Hi list,
I'm trying to make a SQL PTransform return the rows as the main output and
the ordered list of columns as a tagged output.
This is what my expand() function looks like:
def expand(self):
pcoll_query = pcoll.pipeline | 'Query' >> beam.Create([self.query])
pcoll_s3_prefix = pcoll.pipeline | 'S3Prefix' >>
beam.Create([self.s3_prefix])
pcoll_manifest = (pcoll_query
| 'Unload' >> beam.ParDo(self.UnloadFromRedshift(self.dsn,
self.aws_config, self.delimiter, self.null_string),
s3_prefix=AsSingleton(pcoll_s3_prefix)))
pcoll_schema = (pcoll_query
| 'Schema' >> ReadRedshiftQuerySchema(self.dsn))
tuples = (pcoll_manifest
| 'GetS3Files' >>
beam.ParDo(self.ReadRedshiftUnloadedFiles(self.aws_config))
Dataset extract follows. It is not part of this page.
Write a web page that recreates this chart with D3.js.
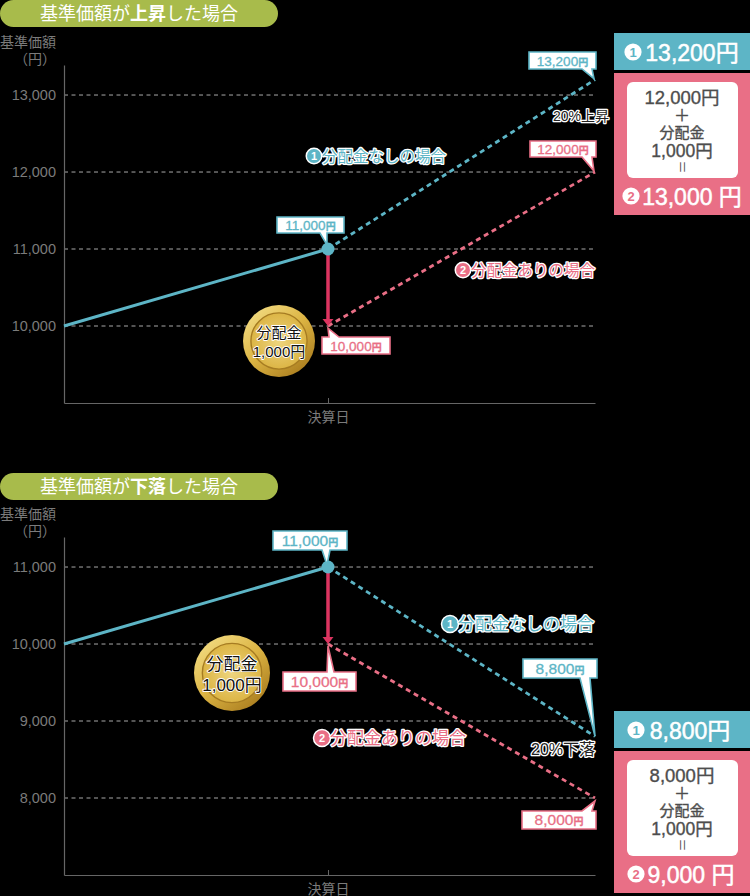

| 'AntiFusion' >> beam.GroupByKey()
| 'LoadDataFromS3' >> beam.ParDo(self.LoadFromS3(self.aws_config))
| 'ParseCSV' >>
beam.ParDo(self.CSVLineToTuple(self.delimiter, self.null_string),
columns=AsList(pcoll_schema)))
return tuples
Is there any way for me to add pcoll_schema as a tagged output here, inside
the CSVLineToTuple ParDo, or inside the expand() function itself?
Thanks!
--
Best regards,
Dmitry Demeshchuk.